Thanks @aekiss. I might need to check the source for details. Before that, I've done some quick tests with various combinations of dt, dt_therm, and dt_cpl under DIABATIC_FIRST = False and THERMO_SPANS_COUPLING = True. All the tests (1deg ryf) ran for 3 model days.

dt (s) dt_therm (s) dt_cpl (s) Result
1800 10800 (6*dt) 1800 (1*dt) Worked
1800 *10800 (6dt)** *3600 (2dt)** Crashed
1800 10800 (6*dt) 5400 (3*dt) Worked
dt (s) dt_therm (s) dt_cpl (s) Result
1800 3600 (2*dt) 3600 (2*dt) Worked
1800 7200 (4*dt) 3600 (2*dt) Worked
1800 14400 (8*dt) 3600 (2*dt) Worked
dt (s) dt_therm (s) dt_cpl (s) Result Ref
1350 8100 (6*dt) 1350 (1*dt) Worked Current 0.25deg test
1350 *8100 (6dt)** *2700 (2dt)** Crashed \
900 7200 (8*dt) 3600 (4*dt) Worked GFDL OM5&OM4 0.25deg

It appears that the model only crashes when the ratio dt:dt_therm:dt_cpl is 1:6:2.

NB:

aekiss commented 1 month ago

Great, thanks @minghangli-uni for all the tests! So I got an unlucky combination. My run is here FYI: /home/156/aek156/payu/MOM6-CICE6-1deg_jra55do_ryf.iss138

aekiss commented 1 month ago

Perhaps dt_therm/dt_cpl needs to be even? If you have a moment, could you try dt:dt_therm:dt_cpl = 1:10:2 to see if that also crashes with ocean_model_restart was called with unused buoyancy fluxes?

aekiss commented 1 month ago

or dt:dt_therm:dt_cpl = 1:5:1, for that matter

minghangli-uni commented 1 month ago

Perhaps dt_therm/dt_cpl needs to be even? 1:10:2 or dt:dt_therm:dt_cpl = 1:5:1, for that matter

Thank you for the suggestion, but they both worked and didnt crash. I am looking into this issue.

minghangli-uni commented 1 month ago

When the ratio of the tracer timestep to the coupling timestep is 3:1, the model crashes with the error mentioned above.

The log output can trace the execution flow when the ratio is not 3:1. When the ratio is 3:1, the sequence of operations is disordered. There must be some synchronization mechanisms or other factors causing this, but it is quite unusual to me.

minghangli-uni commented 1 month ago

I've submitted an issue to NCAR/MOM6 regarding this problem. https://github.com/NCAR/MOM6/issues/290

aekiss commented 1 month ago

Thanks @minghangli-uni !

aekiss commented 1 month ago

Hi @minghangli-uni, did all your tests above have a cold start, or did some use a restart?

minghangli-uni commented 1 month ago

They all started from a cold start.

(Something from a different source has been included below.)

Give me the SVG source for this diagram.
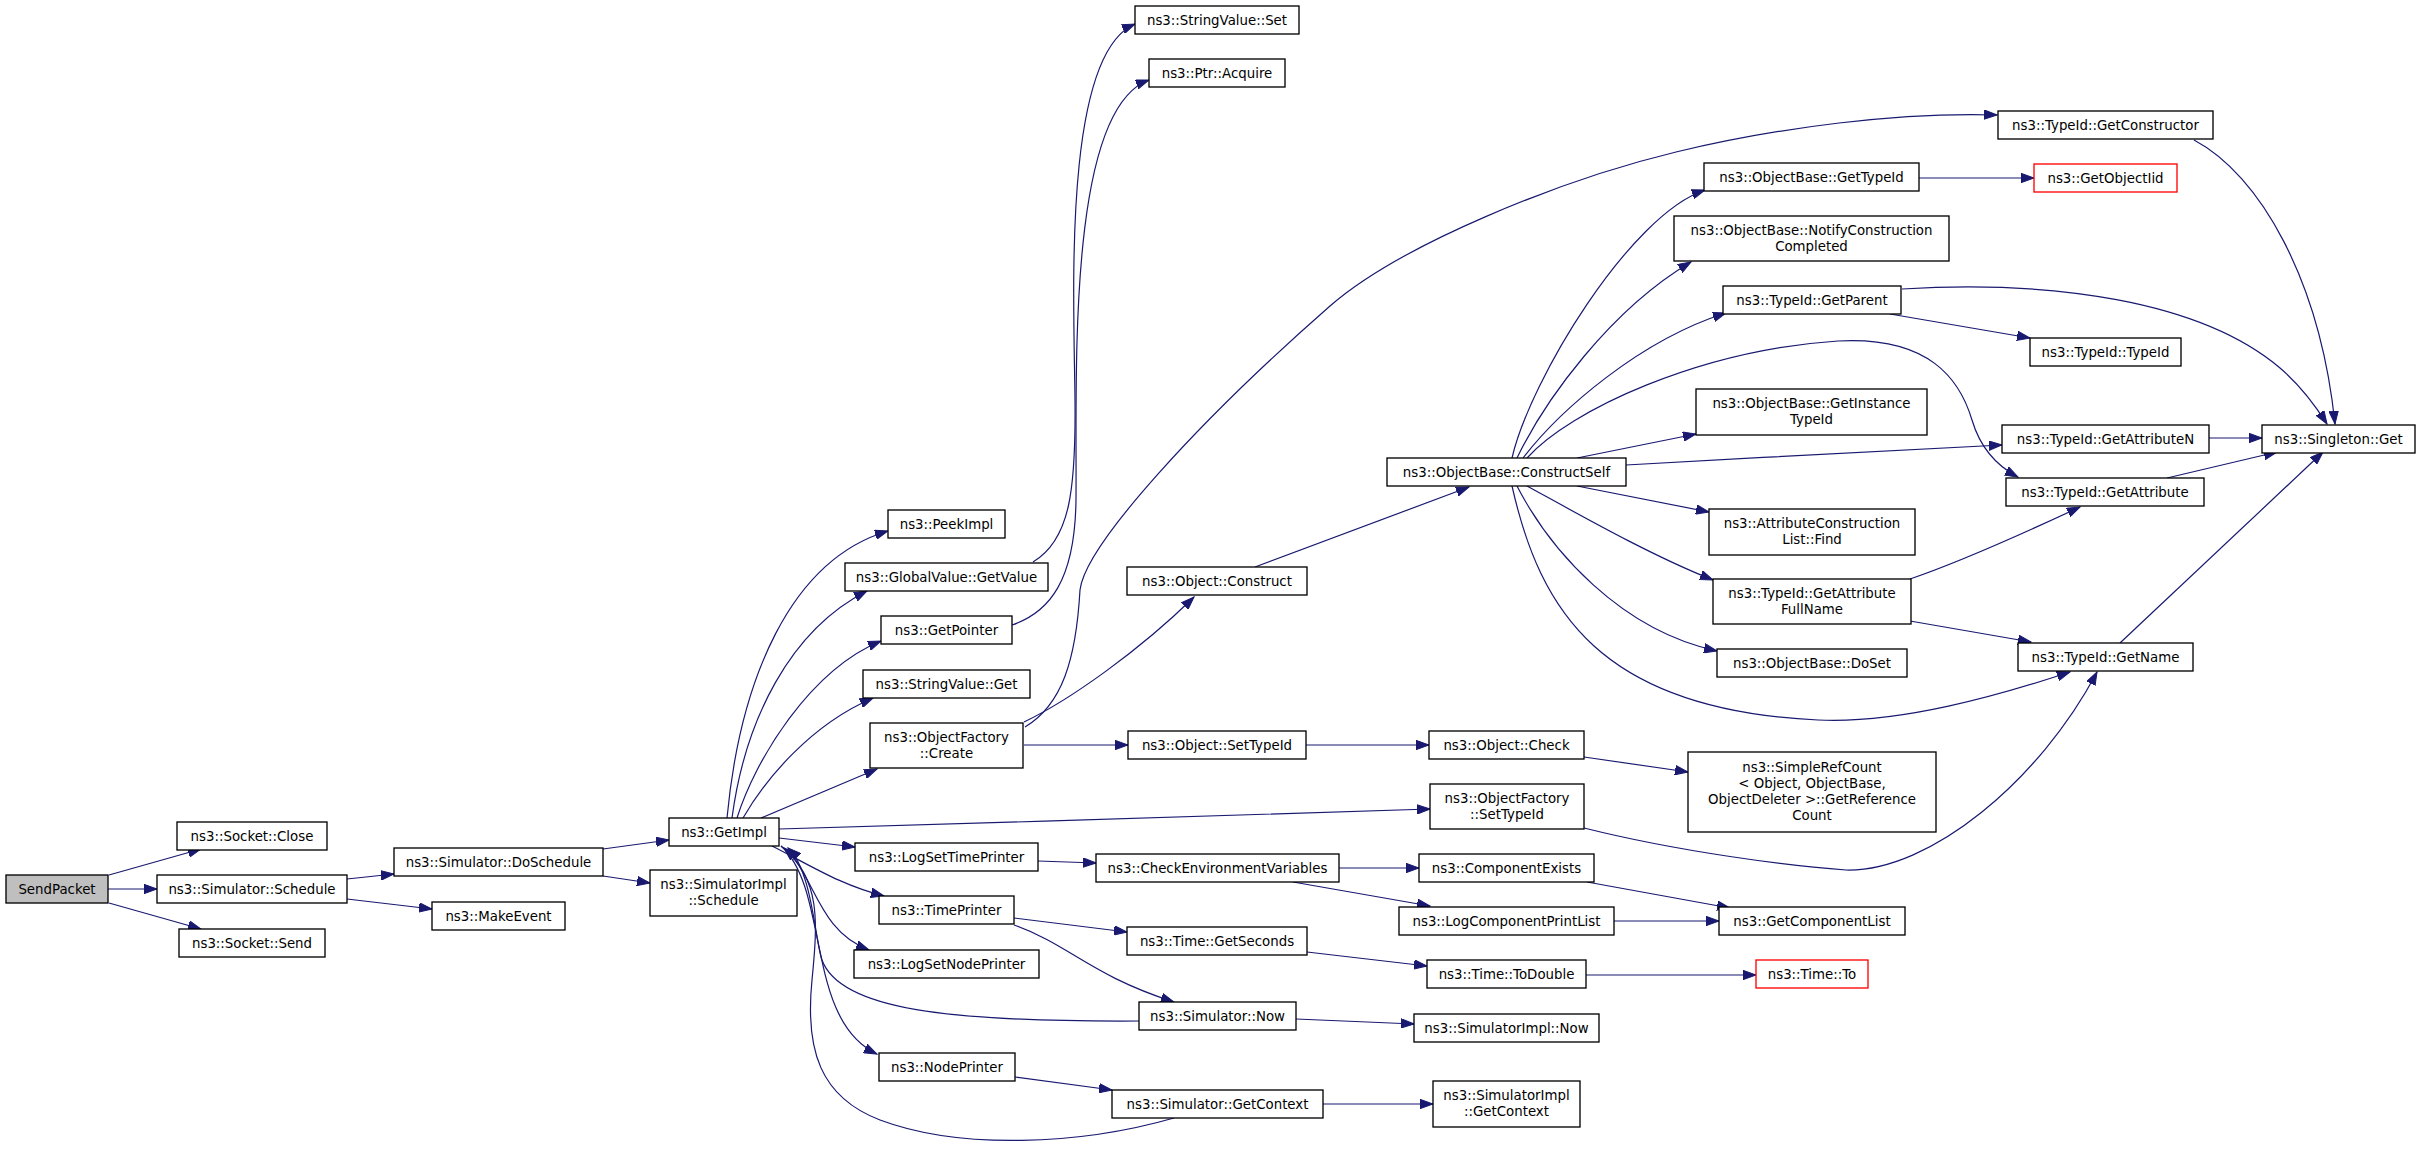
<svg xmlns="http://www.w3.org/2000/svg" width="2421" height="1150" viewBox="0 0 2421 1150">
<style>
.n rect{fill:#fff;stroke:#000;stroke-width:1.33}
.n.root rect{fill:#bfbfbf}
.n.red rect{stroke:#f00}
.n text{font-family:"DejaVu Sans","Liberation Sans",sans-serif;font-size:13.33px;text-anchor:middle;fill:#000}
#edges path{fill:none;stroke:#191970;stroke-width:1.2;marker-end:url(#a)}
</style>
<defs>
<marker id="a" markerUnits="userSpaceOnUse" viewBox="0 0 14 10" markerWidth="14" markerHeight="10" refX="13" refY="5" orient="auto">
<path d="M0,0.3 L13,5 L0,9.7 z" fill="#191970" stroke="#191970" stroke-width="1"/>
</marker>
</defs>
<rect width="2421" height="1150" fill="#fff"/>
<g id="edges">
<path d="M109,875 L201,849"/>
<path d="M108,889 L157,889"/>
<path d="M109,903 L201,929"/>
<path d="M347,879 L394,874"/>
<path d="M347,899 L432,909"/>
<path d="M603,849 L669,840"/>
<path d="M603,876 L650,883"/>
<path d="M727,818 C740,680 790,560 888,531"/>
<path d="M732,818 C745,720 790,630 867,591"/>
<path d="M737,818 C755,760 810,670 881,641"/>
<path d="M743,818 C765,780 810,725 873,698"/>
<path d="M761,818 L877,769"/>
<path d="M779,829 C1000,823 1200,816 1430,809"/>
<path d="M779,838 L855,847"/>
<path d="M772,846 C810,865 840,885 884,896"/>
<path d="M781,846 C815,870 815,930 869,950"/>
<path d="M781,846 C830,890 805,1020 877,1054"/>
<path d="M1033,562 C1070,540 1076,490 1075,400 C1074,300 1062,55 1135,24"/>
<path d="M1012,625 C1050,612 1075,580 1076,500 C1077,380 1066,110 1149,80"/>
<path d="M1025,727 C1062,705 1076,660 1080,590 C1085,545 1200,420 1330,306 C1400,245 1560,180 1676,152 C1780,127 1900,112 1997,115"/>
<path d="M1024,722 C1070,700 1140,650 1194,597"/>
<path d="M1024,745 L1128,745"/>
<path d="M1255,567 L1469,487"/>
<path d="M1306,745 L1429,745"/>
<path d="M1584,757 L1688,772"/>
<path d="M1512,458 C1530,380 1630,215 1705,190"/>
<path d="M1517,458 C1545,400 1610,310 1691,262"/>
<path d="M1523,458 C1560,410 1640,340 1726,313"/>
<path d="M1577,458 L1696,434"/>
<path d="M1626,465 C1750,458 1900,450 2002,445"/>
<path d="M1527,458 C1570,410 1700,350 1838,341 C1930,336 1960,380 1972,420 C1980,447 1995,465 2018,477"/>
<path d="M1577,486 L1709,512"/>
<path d="M1527,486 C1580,515 1650,555 1713,580"/>
<path d="M1517,486 C1550,550 1620,630 1717,651"/>
<path d="M1512,486 C1540,610 1600,710 1818,720 C1900,724 2000,695 2070,672"/>
<path d="M1919,178 L2034,178"/>
<path d="M1890,314 L2030,338"/>
<path d="M1902,289 C2050,280 2200,300 2280,368 C2300,385 2315,405 2327,424"/>
<path d="M2194,140 C2260,175 2320,280 2335,424"/>
<path d="M2208,438 L2262,438"/>
<path d="M2167,478 L2277,452"/>
<path d="M1910,579 C1960,562 2020,535 2080,507"/>
<path d="M1910,621 L2031,642"/>
<path d="M2120,643 L2323,452"/>
<path d="M1584,828 C1680,852 1790,866 1846,870 C1930,872 2040,780 2097,672"/>
<path d="M1038,861 L1096,863"/>
<path d="M1339,868 L1419,868"/>
<path d="M1293,882 L1430,906"/>
<path d="M1587,882 L1730,908"/>
<path d="M1614,921 L1719,921"/>
<path d="M1014,918 L1127,932"/>
<path d="M1014,925 C1070,945 1090,975 1174,1002"/>
<path d="M1307,952 L1427,966"/>
<path d="M1586,975 L1756,975"/>
<path d="M1139,1021 C950,1022 840,1010 822,960 C815,940 812,870 788,848"/>
<path d="M1296,1019 L1414,1024"/>
<path d="M1015,1077 L1112,1090"/>
<path d="M1174,1118 C1080,1145 960,1150 880,1120 C820,1097 805,1050 812,980 C818,920 820,880 784,848"/>
<path d="M1323,1104 L1433,1104"/>
</g>
<g id="n1" class="n root"><rect x="6" y="875" width="102" height="28"/><text x="57" y="893.7">SendPacket</text></g>
<g id="n2" class="n"><rect x="177" y="822" width="150" height="28"/><text x="252" y="840.7">ns3::Socket::Close</text></g>
<g id="n3" class="n"><rect x="157" y="875" width="190" height="28"/><text x="252" y="893.7">ns3::Simulator::Schedule</text></g>
<g id="n4" class="n"><rect x="179" y="929" width="146" height="28"/><text x="252" y="947.7">ns3::Socket::Send</text></g>
<g id="n5" class="n"><rect x="394" y="848" width="209" height="28"/><text x="498.5" y="866.7">ns3::Simulator::DoSchedule</text></g>
<g id="n6" class="n"><rect x="432" y="902" width="133" height="28"/><text x="498.5" y="920.7">ns3::MakeEvent</text></g>
<g id="n7" class="n"><rect x="669" y="818" width="110" height="28"/><text x="724" y="836.7">ns3::GetImpl</text></g>
<g id="n8" class="n"><rect x="650" y="870" width="147" height="46"/><text x="723.5" y="889">ns3::SimulatorImpl</text><text x="723.5" y="905">::Schedule</text></g>
<g id="n9" class="n"><rect x="888" y="510" width="117" height="28"/><text x="946.5" y="528.7">ns3::PeekImpl</text></g>
<g id="n10" class="n"><rect x="845" y="563" width="203" height="28"/><text x="946.5" y="581.7">ns3::GlobalValue::GetValue</text></g>
<g id="n11" class="n"><rect x="881" y="616" width="131" height="28"/><text x="946.5" y="634.7">ns3::GetPointer</text></g>
<g id="n12" class="n"><rect x="863" y="670" width="167" height="28"/><text x="946.5" y="688.7">ns3::StringValue::Get</text></g>
<g id="n13" class="n"><rect x="870" y="723" width="153" height="45"/><text x="946.5" y="741.5">ns3::ObjectFactory</text><text x="946.5" y="757.5">::Create</text></g>
<g id="n14" class="n"><rect x="855" y="843" width="183" height="28"/><text x="946.5" y="861.7">ns3::LogSetTimePrinter</text></g>
<g id="n15" class="n"><rect x="879" y="896" width="135" height="28"/><text x="946.5" y="914.7">ns3::TimePrinter</text></g>
<g id="n16" class="n"><rect x="854" y="950" width="185" height="28"/><text x="946.5" y="968.7">ns3::LogSetNodePrinter</text></g>
<g id="n17" class="n"><rect x="879" y="1053" width="136" height="28"/><text x="947" y="1071.7">ns3::NodePrinter</text></g>
<g id="n18" class="n"><rect x="1135" y="6" width="164" height="28"/><text x="1217" y="24.7">ns3::StringValue::Set</text></g>
<g id="n19" class="n"><rect x="1149" y="59" width="136" height="28"/><text x="1217" y="77.7">ns3::Ptr::Acquire</text></g>
<g id="n20" class="n"><rect x="1127" y="567" width="180" height="28"/><text x="1217" y="585.7">ns3::Object::Construct</text></g>
<g id="n21" class="n"><rect x="1128" y="731" width="178" height="28"/><text x="1217" y="749.7">ns3::Object::SetTypeId</text></g>
<g id="n22" class="n"><rect x="1096" y="854" width="243" height="28"/><text x="1217.5" y="872.7">ns3::CheckEnvironmentVariables</text></g>
<g id="n23" class="n"><rect x="1127" y="927" width="180" height="28"/><text x="1217" y="945.7">ns3::Time::GetSeconds</text></g>
<g id="n24" class="n"><rect x="1139" y="1002" width="157" height="28"/><text x="1217.5" y="1020.7">ns3::Simulator::Now</text></g>
<g id="n25" class="n"><rect x="1112" y="1090" width="211" height="28"/><text x="1217.5" y="1108.7">ns3::Simulator::GetContext</text></g>
<g id="n26" class="n"><rect x="1387" y="458" width="239" height="28"/><text x="1506.5" y="476.7">ns3::ObjectBase::ConstructSelf</text></g>
<g id="n27" class="n"><rect x="1429" y="731" width="155" height="28"/><text x="1506.5" y="749.7">ns3::Object::Check</text></g>
<g id="n28" class="n"><rect x="1430" y="784" width="154" height="45"/><text x="1507" y="802.5">ns3::ObjectFactory</text><text x="1507" y="818.5">::SetTypeId</text></g>
<g id="n29" class="n"><rect x="1419" y="854" width="175" height="28"/><text x="1506.5" y="872.7">ns3::ComponentExists</text></g>
<g id="n30" class="n"><rect x="1399" y="907" width="215" height="28"/><text x="1506.5" y="925.7">ns3::LogComponentPrintList</text></g>
<g id="n31" class="n"><rect x="1427" y="960" width="159" height="28"/><text x="1506.5" y="978.7">ns3::Time::ToDouble</text></g>
<g id="n32" class="n"><rect x="1414" y="1014" width="185" height="28"/><text x="1506.5" y="1032.7">ns3::SimulatorImpl::Now</text></g>
<g id="n33" class="n"><rect x="1433" y="1081" width="147" height="46"/><text x="1506.5" y="1100">ns3::SimulatorImpl</text><text x="1506.5" y="1116">::GetContext</text></g>
<g id="n34" class="n"><rect x="1704" y="163" width="215" height="28"/><text x="1811.5" y="181.7">ns3::ObjectBase::GetTypeId</text></g>
<g id="n35" class="n"><rect x="1674" y="216" width="275" height="45"/><text x="1811.5" y="234.5">ns3::ObjectBase::NotifyConstruction</text><text x="1811.5" y="250.5">Completed</text></g>
<g id="n36" class="n"><rect x="1723" y="286" width="178" height="28"/><text x="1812" y="304.7">ns3::TypeId::GetParent</text></g>
<g id="n37" class="n"><rect x="1696" y="389" width="231" height="46"/><text x="1811.5" y="408">ns3::ObjectBase::GetInstance</text><text x="1811.5" y="424">TypeId</text></g>
<g id="n38" class="n"><rect x="1709" y="509" width="206" height="46"/><text x="1812" y="528">ns3::AttributeConstruction</text><text x="1812" y="544">List::Find</text></g>
<g id="n39" class="n"><rect x="1713" y="579" width="198" height="45"/><text x="1812" y="597.5">ns3::TypeId::GetAttribute</text><text x="1812" y="613.5">FullName</text></g>
<g id="n40" class="n"><rect x="1717" y="649" width="190" height="28"/><text x="1812" y="667.7">ns3::ObjectBase::DoSet</text></g>
<g id="n41" class="n"><rect x="1688" y="752" width="248" height="80"/><text x="1812" y="772">ns3::SimpleRefCount</text><text x="1812" y="788">&lt; Object, ObjectBase,</text><text x="1812" y="804"> ObjectDeleter &gt;::GetReference</text><text x="1812" y="820">Count</text></g>
<g id="n42" class="n"><rect x="1719" y="907" width="186" height="28"/><text x="1812" y="925.7">ns3::GetComponentList</text></g>
<g id="n43" class="n red"><rect x="1756" y="960" width="112" height="28"/><text x="1812" y="978.7">ns3::Time::To</text></g>
<g id="n44" class="n"><rect x="1998" y="111" width="215" height="28"/><text x="2105.5" y="129.7">ns3::TypeId::GetConstructor</text></g>
<g id="n45" class="n red"><rect x="2034" y="164" width="143" height="28"/><text x="2105.5" y="182.7">ns3::GetObjectIid</text></g>
<g id="n46" class="n"><rect x="2030" y="338" width="151" height="28"/><text x="2105.5" y="356.7">ns3::TypeId::TypeId</text></g>
<g id="n47" class="n"><rect x="2002" y="425" width="207" height="28"/><text x="2105.5" y="443.7">ns3::TypeId::GetAttributeN</text></g>
<g id="n48" class="n"><rect x="2006" y="478" width="198" height="28"/><text x="2105" y="496.7">ns3::TypeId::GetAttribute</text></g>
<g id="n49" class="n"><rect x="2018" y="643" width="175" height="28"/><text x="2105.5" y="661.7">ns3::TypeId::GetName</text></g>
<g id="n50" class="n"><rect x="2262" y="425" width="153" height="28"/><text x="2338.5" y="443.7">ns3::Singleton::Get</text></g>
</svg>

Following Gustavo’s suggestion to start from a restart file, the error disappears.

minghangli-uni commented 3 weeks ago

In addition to the findings noted here, another test with a dt_therm=16200s and a dt_cpl=1800s (ratio is 9:1) results in the same error. I am revisiting this problem to explore reasons for the failure. Interestingly, the ratio works fine for 6:1, but not for 3:1 or 9:1.